During the Antebellum period, white southerners who owned enslaved persons were the minority. Only 25% of southerners owned an enslaved person. Most of those individuals only owned one or two individuals. A small portion of southerners owned large plantations with 50 or more enslaved persons.
Those who lived on plantations typically worked in the fields. The length and strenuousness of that labor varied based on owner and overseer, but many people worked from sunrise to sundown and had unrealistic expectations placed upon thier work load. Some enslaved persons lived in the enslaver's home and engaged in domestic labor. This domestic labor was common throughout this U.S. regardless of if a person lived on a large plantation in the south or an individual family home in northern border states that permitted slavery.
Slavery existed throughout the United States.
While the founding documentations of the U.S. did not technically include the word "slavery" the 3/5th compromise counted enslaved persons as 3/5ths of a person to give southern states with large enslaved populations more representation in congress.
After the Revolutionary period, many states in the north applied revolutionary ideology while forming their state governments. As such, they implemented gradual emancipation to slowly end the insitution of slavery without making this process economically disadventageous for slaveholders (who were often wealthy individuals who made significant political decisions).
Gradual emancipation laws began in the colonial period, but Pennyslvania's official process outlining gradual emancipation became the model that most northern states followed. Gradual emancipation laws required slaveholders to register their enslaved population with local governments annually. If they failed to renew this registration, the enslaved person was legally free. Additionally, all children born to enslaved mothers were legally free upon birth.
As the U.S. gained more territory in western regions, slavery often followed. The annexation of new states as either free or slave states was a huge debate in U.S. congress, which was one of the leading causes of the Civil War.
The first enslaved Africans arrived in colonial Virginia in 1619.
Slavery continued throughout the colonial period and into the United States Republic. The Insitution of Slavery continued until Congress signed the 13th Amendment into law in 1865. However, slavery still continued after the 13th Amendment and persists in many forms today.
The 13 colonies blended the institution of slavery with indentured servitude. Gradually over the colonial period, wealthy Europeans moved away from indentured servitude and moved toward racialized slavery.
The first de facto slave law occurred in colonial Virginia. Three indentured servants ran away from their Master and were later caught and brought to trial. Two of the men, who were white, were sentenced to one additional year of indentured servitude as punishment for fleeing. The other man, who was Black, was sentenced to life in servitude for the exact same actions as his white counterparts. This marked the first occurrence where a person was enslaved based on the complexion of their skin, which historians define as the beginning of racialized slavery.

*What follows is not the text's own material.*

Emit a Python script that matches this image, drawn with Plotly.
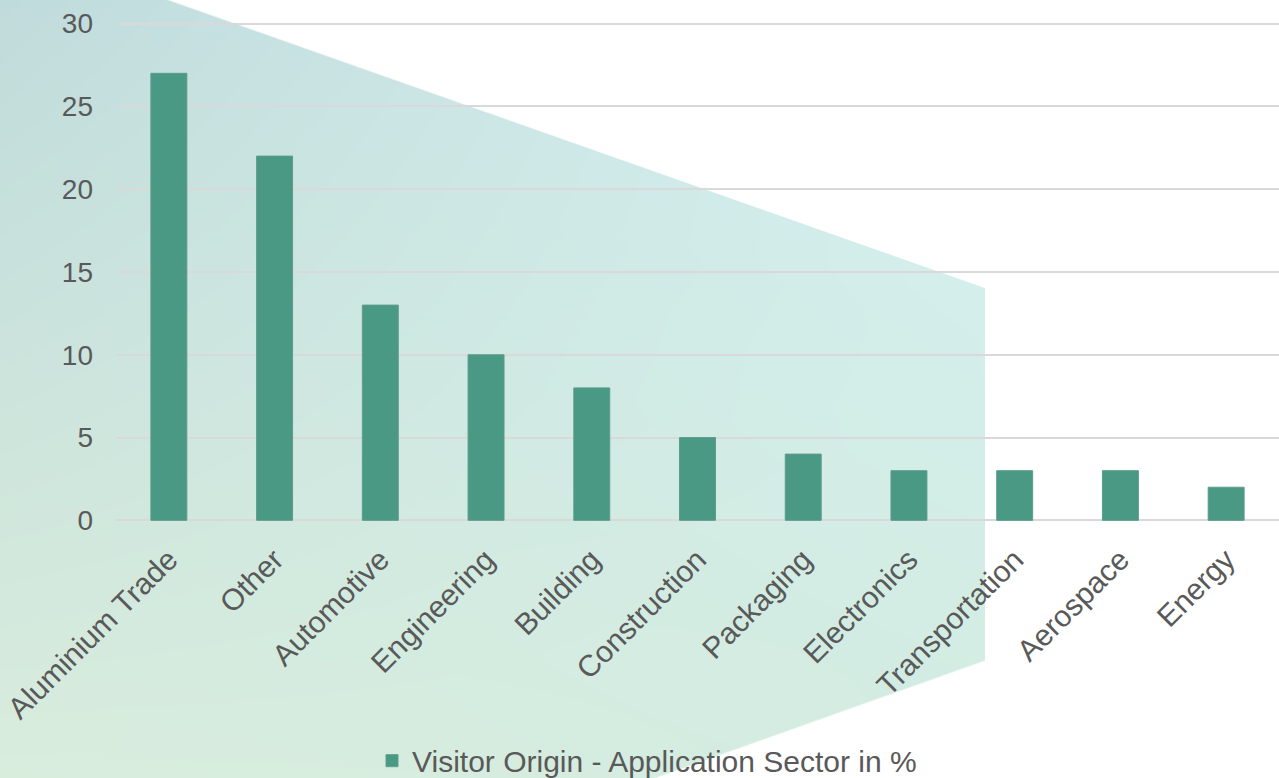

Colonies began implementing formal Slave Codes, Slave Laws, and Slave Patrols that were designed to control the behaviors of enslaved individuals using the threat of violence or intimidation. Many states added to these laws upon gaining statehood, and continued to do so up to the Civil War.
Understanding why slavery existed is a complex and multifaceted discussion. Many enslavers were motivated by economic gain. Over the colonial period and in the new Republic, political power soon factored into U.S. politics. Finally, because the United States granted rights and abilities to some individuals based on their sex, the color of their skin, and/or the economic status, the insitution of slavery meant that poor white people were stratified above individuals of African descent, whether free or enslaved.